The artists who emerged from the early days of this movement were totally untrained in the Western sense. Their subject matters were expressions of their (mainly Shona) culture interspersed with myths and legends. This led to the term Shona Sculptures. Artists explored the relationship between the physical world and the spiritual world, the here and now and the world of their ancestors. These sculptors are generally referred to as first generation artists.
Since Independence in 1980, these traditional themes are more and more giving way to every-day concerns of a universal nature, produced by the so-called second and third generation artists. It has also become apparent that the term Shona Sculpture - although originally a useful marketing tool vis-à-vis a Western clientele - is inappropriate. Not all of the sculptors belong to the Shona people but are from other ethnic groups. Furthermore, their work is never used in traditional or religious rituals; it is art for art's sake.

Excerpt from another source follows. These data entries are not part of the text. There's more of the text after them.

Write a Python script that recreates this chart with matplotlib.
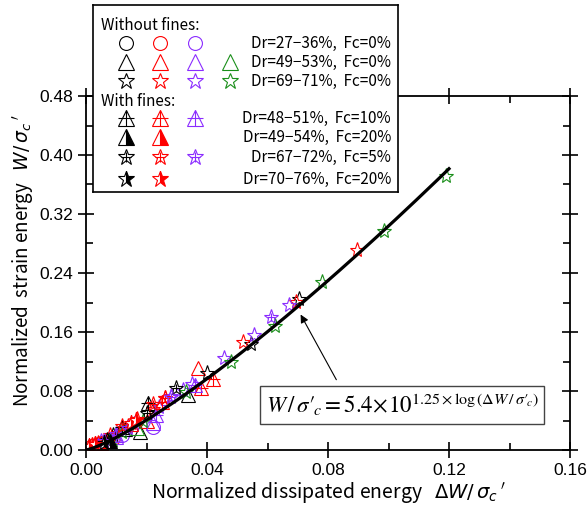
import matplotlib.pyplot as plt
import numpy as np
from matplotlib.ticker import MultipleLocator

# ---- data ----
# open circles, Dr=27-36%, Fc=0%
circ_black_x = [0.003, 0.006]
circ_black_y = [0.004, 0.009]
circ_red_x = [0.002, 0.005, 0.009]
circ_red_y = [0.006, 0.010, 0.016]
circ_purple_x = [0.004, 0.012, 0.022]
circ_purple_y = [0.006, 0.020, 0.031]

# open triangles, Dr=49-53%, Fc=0%
tri_black_x = [0.004, 0.013, 0.018, 0.0336]
tri_black_y = [0.006, 0.028, 0.024, 0.075]
tri_red_x = [0.002, 0.006, 0.020, 0.037]
tri_red_y = [0.005, 0.012, 0.040, 0.111]
tri_purple_x = [0.004, 0.010, 0.022]
tri_purple_y = [0.007, 0.018, 0.036]
tri_green_x = [0.008, 0.017]
tri_green_y = [0.015, 0.030]

# open stars, Dr=69-71%, Fc=0%
star_black_x = [0.002, 0.009, 0.040, 0.0545, 0.0705]
star_black_y = [0.003, 0.020, 0.105, 0.144, 0.205]
star_red_x = [0.003, 0.008, 0.014, 0.022, 0.026, 0.052, 0.0695, 0.0895]
star_red_y = [0.008, 0.020, 0.033, 0.055, 0.070, 0.146, 0.201, 0.271]
star_purple_x = [0.002, 0.005, 0.010, 0.016, 0.024, 0.028, 0.032, 0.035,
                 0.0455, 0.0555, 0.067]
star_purple_y = [0.004, 0.012, 0.022, 0.035, 0.058, 0.073, 0.082, 0.090,
                 0.125, 0.156, 0.196]
star_green_x = [0.005, 0.012, 0.019, 0.033, 0.048, 0.0625, 0.078, 0.0985, 0.119]
star_green_y = [0.008, 0.025, 0.040, 0.078, 0.119, 0.168, 0.228, 0.297, 0.372]

# triangle with cross, Dr=48-51%, Fc=10%
tcr_black_x = [0.003, 0.012, 0.0206]
tcr_black_y = [0.007, 0.031, 0.064]
tcr_red_x = [0.002, 0.006, 0.015, 0.025, 0.038, 0.042]
tcr_red_y = [0.006, 0.012, 0.035, 0.065, 0.084, 0.096]
tcr_purple_x = [0.004, 0.010, 0.023, 0.036]
tcr_purple_y = [0.008, 0.020, 0.048, 0.088]

# half filled triangle, Dr=49-54%, Fc=20%
thf_black_x = [0.003, 0.008]
thf_black_y = [0.006, 0.012]
thf_red_x = [0.001, 0.002, 0.005]
thf_red_y = [0.003, 0.008, 0.010]

# star with cross, Dr=67-72%, Fc=5%
scr_black_x = [0.007, 0.020, 0.0296]
scr_black_y = [0.013, 0.050, 0.084]
scr_red_x = [0.004, 0.012, 0.017, 0.022, 0.026]
scr_red_y = [0.010, 0.032, 0.042, 0.063, 0.071]
scr_purple_x = [0.006, 0.014, 0.028, 0.061]
scr_purple_y = [0.012, 0.030, 0.072, 0.180]

# half filled star, Dr=70-76%, Fc=20%
shf_black_x = [0.001, 0.006]
shf_black_y = [0.004, 0.010]
shf_red_x = [0.001, 0.003, 0.015, 0.0166]
shf_red_y = [0.006, 0.008, 0.037, 0.041]

# fitted curve W = 5.4 * 10^(1.25 log dW)
fit_a = 5.4
fit_b = 1.25
fit_xmax = 0.12

BLACK = 'black'
RED = '#ff0000'
PURPLE = '#8b2cff'
GREEN = '#1a8f1a'

ms = 10
lw = 0.8

fig = plt.figure(figsize=(5.87, 5.12), dpi=100)
ax = fig.add_axes([86 / 587, 62 / 512, 484 / 587, 354 / 512])


def open_pts(a, x, y, marker, color, size=ms):
    a.plot(x, y, linestyle='none', marker=marker, markersize=size,
           markerfacecolor='none', markeredgecolor=color, markeredgewidth=lw)


def cross_pts(a, x, y, marker, color, size=ms, csize=None):
    open_pts(a, x, y, marker, color, size)
    a.plot(x, y, linestyle='none', marker='+', markersize=csize or size,
           markeredgecolor=color, markeredgewidth=lw)


def half_pts(a, x, y, marker, color, size=ms):
    a.plot(x, y, linestyle='none', marker=marker, markersize=size,
           fillstyle='right', markerfacecolor=color, markerfacecoloralt='white',
           markeredgecolor=color, markeredgewidth=lw)


open_pts(ax, circ_black_x, circ_black_y, 'o', BLACK)
open_pts(ax, circ_red_x, circ_red_y, 'o', RED)
open_pts(ax, circ_purple_x, circ_purple_y, 'o', PURPLE)
open_pts(ax, tri_black_x, tri_black_y, '^', BLACK)
open_pts(ax, tri_red_x, tri_red_y, '^', RED)
open_pts(ax, tri_purple_x, tri_purple_y, '^', PURPLE)
open_pts(ax, tri_green_x, tri_green_y, '^', GREEN)
open_pts(ax, star_black_x, star_black_y, '*', BLACK, 11)
open_pts(ax, star_red_x, star_red_y, '*', RED, 11)
open_pts(ax, star_purple_x, star_purple_y, '*', PURPLE, 11)
open_pts(ax, star_green_x, star_green_y, '*', GREEN, 11)
cross_pts(ax, tcr_black_x, tcr_black_y, '^', BLACK)
cross_pts(ax, tcr_red_x, tcr_red_y, '^', RED)
cross_pts(ax, tcr_purple_x, tcr_purple_y, '^', PURPLE)
half_pts(ax, thf_black_x, thf_black_y, '^', BLACK)
half_pts(ax, thf_red_x, thf_red_y, '^', RED)
cross_pts(ax, scr_black_x, scr_black_y, '*', BLACK, 11, 6)
cross_pts(ax, scr_red_x, scr_red_y, '*', RED, 11, 6)
cross_pts(ax, scr_purple_x, scr_purple_y, '*', PURPLE, 11, 6)
half_pts(ax, shf_black_x, shf_black_y, '*', BLACK, 11)
half_pts(ax, shf_red_x, shf_red_y, '*', RED, 11)

xf = np.linspace(0, fit_xmax, 300)
yf = fit_a * 10 ** (fit_b * np.log10(np.where(xf > 0, xf, 1e-12)))
ax.plot(xf, yf, color='black', lw=2.3, zorder=5)

ax.set_xlim(0, 0.16)
ax.set_ylim(0, 0.48)
ax.xaxis.set_major_locator(MultipleLocator(0.04))
ax.xaxis.set_minor_locator(MultipleLocator(0.02))
ax.yaxis.set_major_locator(MultipleLocator(0.08))
ax.yaxis.set_minor_locator(MultipleLocator(0.04))
ax.xaxis.set_major_formatter(plt.FormatStrFormatter('%.2f'))
ax.yaxis.set_major_formatter(plt.FormatStrFormatter('%.2f'))
ax.tick_params(which='major', direction='inout', length=12, width=1.2,
               top=True, right=True, labelsize=12.5)
ax.tick_params(which='minor', direction='in', length=5, width=1.2,
               top=True, right=True)
for lab in ax.get_xticklabels() + ax.get_yticklabels():
    lab.set_family('Liberation Sans')
for s in ax.spines.values():
    s.set_linewidth(1.3)

ax.set_xlabel(r"Normalized dissipated energy   $\Delta W/\,\sigma_c\,'$",
              family='Noto Sans CJK JP', fontsize=14, labelpad=1,
              math_fontfamily='dejavusans')
ax.set_ylabel(r"Normalized  strain energy   $W/\,\sigma_c\,'$",
              family='Noto Sans CJK JP', fontsize=13.5,
              math_fontfamily='dejavusans')
ax.yaxis.set_label_coords(-0.105, 0.535)

ax.annotate('', xy=(0.0705, 0.187), xytext=(0.0832, 0.092),
            arrowprops=dict(arrowstyle='-|>', color='black', lw=0.8,
                            mutation_scale=12))
ax.text(0.653, 0.127,
        r"$W\,/\,\sigma{\prime}_{\!c} = 5.4\!\times\!10^{1.25\times\log\left(\Delta W\,/\,\sigma{\prime}_{\!c}\right)}$",
        transform=ax.transAxes, ha='center', va='center', fontsize=16.5,
        math_fontfamily='stix',
        bbox=dict(boxstyle='square,pad=0.25', facecolor='white',
                  edgecolor='#444444', lw=1.0))

# ---- legend box (pixel layout) ----
lax = fig.add_axes([93 / 587, (512 - 192) / 512, (398 - 93) / 587, (192 - 5) / 512],
                   zorder=10)
lax.set_xlim(93, 398)
lax.set_ylim(192, 5)
lax.set_xticks([])
lax.set_yticks([])
for s in lax.spines.values():
    s.set_linewidth(1.2)

cols = [126, 160, 195, 230]
tf = dict(family='Noto Sans CJK JP', fontsize=11, va='center')
lax.text(101, 25, 'Without fines:', ha='left', **tf)
lax.text(101, 102, 'With fines:', ha='left', **tf)

rows = [
    (43, 'o', 'open', [BLACK, RED, PURPLE], 'Dr=27\u221236%,  Fc=0%'),
    (62, '^', 'open', [BLACK, RED, PURPLE, GREEN], 'Dr=49\u221253%,  Fc=0%'),
    (81, '*', 'open', [BLACK, RED, PURPLE, GREEN], 'Dr=69\u221271%,  Fc=0%'),
    (118, '^', 'cross', [BLACK, RED, PURPLE], 'Dr=48\u221251%,  Fc=10%'),
    (137, '^', 'half', [BLACK, RED], 'Dr=49\u221254%,  Fc=20%'),
    (157, '*', 'cross', [BLACK, RED, PURPLE], 'Dr=67\u221272%,  Fc=5%'),
    (179, '*', 'half', [BLACK, RED], 'Dr=70\u221276%,  Fc=20%'),
]
for yy, mk, kind, colors, label in rows:
    size = 10 if mk == 'o' else 12
    for cx, c in zip(cols, colors):
        if kind == 'open':
            open_pts(lax, [cx], [yy], mk, c, size)
        elif kind == 'cross':
            cross_pts(lax, [cx], [yy], mk, c, size, 7 if mk == '*' else size)
        else:
            half_pts(lax, [cx], [yy], mk, c, size)
    lax.text(391, yy, label, ha='right', **tf)

fig.savefig('out.png', dpi=100)
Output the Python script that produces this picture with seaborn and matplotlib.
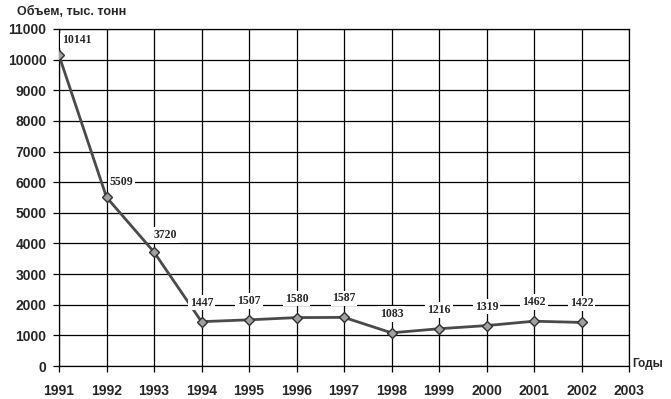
import matplotlib
matplotlib.use("Agg")
import matplotlib.pyplot as plt
import seaborn as sns
import pandas as pd

years = [1991, 1992, 1993, 1994, 1995, 1996, 1997, 1998, 1999, 2000, 2001, 2002]
volume = [10141, 5509, 3720, 1447, 1507, 1580, 1587, 1083, 1216, 1319, 1462, 1422]
x_ticks = list(range(1991, 2004))
y_ticks = list(range(0, 11001, 1000))
y_title = "Объем, тыс. тонн"
x_title = "Годы"

sns.set_style("white")
plt.rcParams['font.family'] = ['Liberation Sans', 'DejaVu Sans']

df = pd.DataFrame({"year": years, "volume": volume})

fig = plt.figure(figsize=(6.71, 3.99), dpi=100)
ax = fig.add_axes([59/671, (399-366)/399, (629-59)/671, (366-29)/399])

sns.lineplot(data=df, x="year", y="volume", ax=ax, color="#4a4a4a", linewidth=2,
             marker="D", markersize=5, markerfacecolor="#a0a0a0",
             markeredgecolor="#303030", markeredgewidth=1.0, zorder=4)

ax.set_xlim(1991, 2003)
ax.set_ylim(0, 11000)
ax.set_xticks(x_ticks)
ax.set_yticks(y_ticks)
ax.set_xticklabels([str(t) for t in x_ticks], fontsize=10, fontweight="bold")
ax.set_yticklabels([str(t) for t in y_ticks], fontsize=10, fontweight="bold")
ax.grid(True, color="#000000", linewidth=0.9)
ax.set_axisbelow(True)
for s in ax.spines.values():
    s.set_color("black")
    s.set_linewidth(0.9)
ax.tick_params(axis="y", which="both", left=True, length=4, width=0.9, pad=5, color="black")
ax.tick_params(axis="x", which="both", bottom=True, length=4, width=0.9, pad=9, color="black")
ax.set_xlabel("")
ax.set_ylabel("")

offsets = {1991: (3, 9), 1992: (3, 9), 1993: (0, 11)}
for x, y in zip(years, volume):
    if x in offsets:
        dx, dy = offsets[x]
        ha = "left"
    else:
        dx, dy = 0, 13
        ha = "center"
    ax.annotate(str(y), xy=(x, y), xytext=(dx, dy), textcoords="offset pixels",
                ha=ha, va="bottom", fontsize=8.5, fontweight="bold",
                family=["Liberation Serif", "DejaVu Serif"],
                bbox=dict(boxstyle="square,pad=0.15", fc="white", ec="none"),
                zorder=5)

fig.text(17/671, 1 - 12/399, y_title, ha="left", va="center", fontsize=9, fontweight="bold")
fig.text(632/671, 1 - 364/399, x_title, ha="left", va="center", fontsize=8.5, fontweight="bold")

fig.savefig("out.png", dpi=100)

Artists often find that they need to raise awareness of the value of their work amongst their own community, village or family although their success is much admired as a way of earning a living at a time of national economic hardship. Paradoxically this may be the very reason for the continuing success of Zimbabwe Sculpture. The greatest art has often been produced under the most difficult of circumstances. It is powerfully human - the work depicting messages in both figurative and abstract manner that convey feelings and experiences basic to humankind, whatever their cultural background. This together with the artists' formidable technical know-how, understanding of the stone and great spiritual respect for this natural resource ensures that art lovers and connoisseurs of stone sculpture the world over continue to hold this work in the high esteem it deserves.